Digital Pencils with Traditional Inks

For some, digital sketching and penciling is not an issue at all; it tends to be less wasteful, in terms of paper use. However, a number of professionals do prefer to make their inks traditionally, whether due to a preference for the qualities of traditional ink lines or the tactile sensation of a pen hitting art board. For those who want to do this, you can do your final pencil lines in an art program, but you will need to then print out your pencils on a page of art board like Strathmore Series 400 Bristol cut down to 11” x 17” or B4 manga standards, and you will need to print the pencil lines in a faint shade of printer ink. Once you have that, you mount your art board on whatever surface you prefer to use, and get to inking with either traditional India ink and well-crafted Tachikawa G-nib pens or disposable Pigma Micron multiliner pens. Once finished, you scan the final art back into your computer, and continue on. The line quality will be amazing, though it might require digital cleanup of the original art, as any dust, dirt, or specs that the scanner picks up will need to be removed.

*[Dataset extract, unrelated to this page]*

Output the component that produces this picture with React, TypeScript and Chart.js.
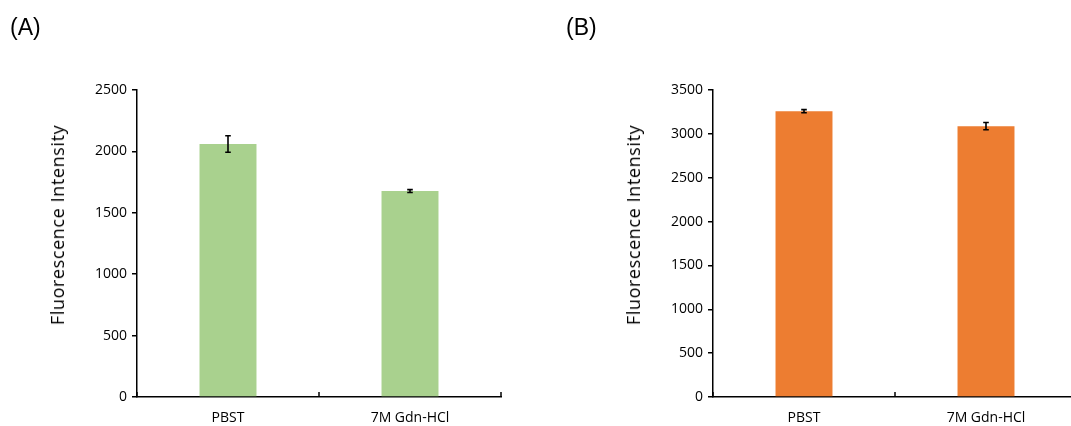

Traditional vs. Digital Coloring

Digital coloring has fast become the standard for the modern comics and manga publishing world. Still, there are a few options for coloring traditionally. Using alcohol-based or water-based dyes like Dr. Phillip Martin Dyes or the popularCOPIC brand design markers can be useful, though you need to know that these will fade dramatically over time; they should last long enough to scan for production purposes, but that’s all you can rely on. If that’s all you need, then there are no other concerns; however, if you want archival quality colors, you will need to look at the possibility of using watercolor or gouache paints to color – though that will require mastery of an entirely different medium.